13. Mountaintops of the Giants
A common complaint that’s emerging about Elden Ring is that there’s a drop-off in quality towards the end of the game. I’m inclined to agree somewhat; the bottom of this ranking is mostly areas you encounter post-Leyndell. Having said that, I don’t hate Mountaintops of the Giants at all. I don’t think it’s a bad area, but I do think it’s lackluster.
There just isn’t as much to do over here as there was in previous areas, but it’s still sprawling. It feels sparser compared to previous areas. From a worldbuilding perspective, this makes total sense. This area is meant to be a graveyard for the entire race of giants, and is meant to be immensely difficult to reach. The desolateness of this area does make it feel like you’re at the end of the known world. Ghostly trees, small animals and birds dot the landscape, giving it a surreal feel. It’s got a great atmosphere, for sure. But from a gameplay perspective, its sparseness meant that I mostly drifted through this area.
12. Lake of Rot
I feel a little bad for placing this above Mountaintops of the Giants, but whereas that level didn’t leave much of an impression on me, Lake of Rot provoked intense feelings of annoyance and then dread, and I respect it for that. This area looks like no other in the game. Just one look at the expansive red sludge that seems to spread forever, the omnipresent hazy red mist, and the distant foreboding structures is enough for you to know that this is a place of great evil.

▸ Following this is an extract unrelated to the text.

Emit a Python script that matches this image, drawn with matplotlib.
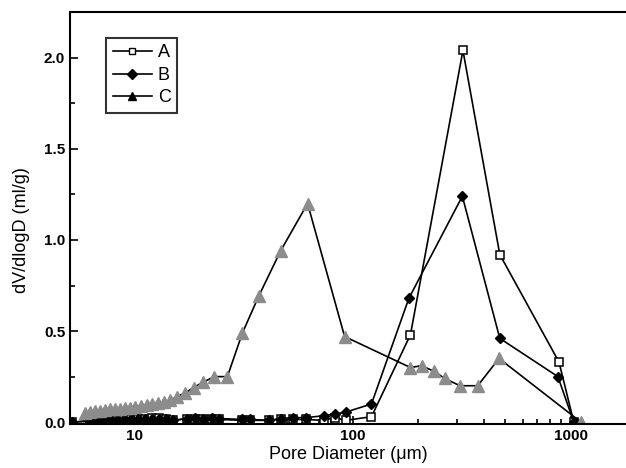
import matplotlib
matplotlib.use("Agg")
import matplotlib.pyplot as plt
from matplotlib.lines import Line2D
from matplotlib.ticker import MultipleLocator, LogLocator, NullFormatter

plt.rcParams['font.family'] = ['Liberation Sans', 'DejaVu Sans']

# datos
x_ab = [5.2, 6.28, 6.76, 7.21, 7.76, 8.36, 8.99, 9.69, 10.4, 11.2, 12.1, 13.0, 14.0,
        15.1, 17.5, 19.0, 20.7, 22.6, 24.5, 31.3, 34.0, 41.2, 46.8, 53.1, 60.9,
        73.6, 82.7, 92.9, 122]
a_low = [0.0, 0.005, 0.01, 0.01, 0.015, 0.01, 0.015, 0.02, 0.015, 0.02, 0.025, 0.025, 0.02,
         0.01, 0.02, 0.02, 0.02, 0.02, 0.015, 0.01, 0.01, 0.01, 0.015, 0.015, 0.015,
         0.01, 0.025, 0.01, 0.03]
b_low = [0.0, 0.01, 0.01, 0.015, 0.015, 0.01, 0.015, 0.02, 0.02, 0.02, 0.02, 0.02, 0.015,
         0.01, 0.02, 0.025, 0.02, 0.025, 0.02, 0.015, 0.015, 0.01, 0.02, 0.025, 0.025,
         0.035, 0.045, 0.055, 0.10]

x_a = x_ab + [184, 320, 472, 881, 1030]
y_a = a_low + [0.48, 2.04, 0.92, 0.33, 0.0]

x_b = x_ab + [181, 318, 472, 871, 1030]
y_b = b_low + [0.68, 1.24, 0.46, 0.25, 0.0]

x_c = [5.96, 6.28, 6.62, 6.98, 7.36, 7.76, 8.18, 8.63, 9.10, 9.59, 10.1, 10.7, 11.4,
       12.1, 12.9, 13.7, 14.6, 15.7, 17.1, 18.7, 20.7, 23.3, 26.7, 31.3, 37.1, 46.8,
       62.2, 91.9, 184, 207, 235, 264, 310, 374, 468, 1112]
y_c = [0.05, 0.055, 0.06, 0.06, 0.065, 0.07, 0.07, 0.075, 0.08, 0.08, 0.085, 0.09, 0.095,
       0.10, 0.105, 0.11, 0.12, 0.14, 0.16, 0.19, 0.22, 0.25, 0.25, 0.49, 0.69, 0.94,
       1.20, 0.47, 0.30, 0.31, 0.28, 0.24, 0.20, 0.20, 0.35, 0.0]

y_ticks = [0.0, 0.5, 1.0, 1.5, 2.0]

fig = plt.figure(figsize=(6.26, 4.68), dpi=100)
ax = fig.add_axes([0.1118, 0.094, 0.89, 0.880])

ax.plot(x_a, y_a, '-', color='black', lw=1.2, marker='s', ms=5.5,
        mfc='white', mec='black', mew=1.1)
ax.plot(x_b, y_b, '-', color='black', lw=1.2, marker='D', ms=5.5,
        mfc='black', mec='black')
ax.plot(x_c, y_c, '-', color='black', lw=1.2, marker='^', ms=8,
        mfc='#8c8c8c', mec='#8c8c8c')

ax.set_xscale('log')
ax.set_xlim(5.08, 1807)
ax.set_ylim(-0.01, 2.25)

ax.set_yticks(y_ticks)
ax.set_yticklabels(['%.1f' % v for v in y_ticks])
ax.yaxis.set_minor_locator(MultipleLocator(0.25))
ax.set_xticks([10, 100, 1000])
ax.set_xticklabels(['10', '100', '1000'])
ax.xaxis.set_minor_locator(LogLocator(base=10, subs=range(2, 10)))
ax.xaxis.set_minor_formatter(NullFormatter())

ax.tick_params(which='both', direction='in', top=False, right=False,
               labelsize=11, width=1.2)
ax.tick_params(which='major', length=6)
ax.tick_params(which='minor', length=3.5)
for lbl in ax.get_xticklabels() + ax.get_yticklabels():
    lbl.set_fontweight('bold')

for s in ['left', 'bottom', 'top']:
    ax.spines[s].set_linewidth(1.5)
ax.spines['right'].set_visible(False)

ax.set_xlabel('Pore Diameter (μm)', fontsize=13, labelpad=2)
ax.set_ylabel('dV/dlogD (ml/g)', fontsize=13)
ax.yaxis.set_label_coords(-0.072, 0.47)

# leyenda con marcadores pequeños en negro
handles = [
    Line2D([], [], color='black', lw=1.2, marker='s', ms=5, mfc='white', mec='black'),
    Line2D([], [], color='black', lw=1.2, marker='D', ms=5, mfc='black', mec='black'),
    Line2D([], [], color='black', lw=1.2, marker='^', ms=6, mfc='black', mec='black'),
]
leg = ax.legend(handles, ['A', 'B', 'C'], loc='upper left',
                bbox_to_anchor=(0.065, 0.937), fontsize=13,
                frameon=True, fancybox=False, edgecolor='black',
                handlelength=2.2, handletextpad=0.3, borderpad=0.35,
                labelspacing=0.3, borderaxespad=0)
leg.get_frame().set_linewidth(1.5)

fig.savefig('out.png', dpi=100)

Crossing the lake isn’t as bad as it looks. Yes, the few platforms that grant you respite are spaced just far enough apart that you will probably contract the rot status effect. But if you have enough healing flasks, you should be able to make it to the next checkpoint. The next area, the Grand Cloister isn’t very challenging to traverse, but I think it’s one of the creepiest areas in the game. I used the ledges to farm the insectoid enemies an even though I logically knew I was safe, I couldn’t shake off that feeling of unease and dread. Needless to say, I abandoned this farming spot pretty quickly. I think the small size of the area prevents it from overstaying its welcome, which is why I have perversely fond memories of making it through this area.
11. Altus Plateau
It is cruel of me to place this area so low, because it’s sandwiched between two much more interesting areas; and I don’t think I can count it as part of either of those since it is clearly distinct from them. I think that this in-betweenness is what ultimately brings this area down, since it doesn’t have a ‘thing’ that ties the area together like most of the other areas of the game does, nor does it do anything interesting with its lack of focus. Liurnia has its magic, Caelid has rot, Farum Azula has annoyance, but what does the Altus Plateau have?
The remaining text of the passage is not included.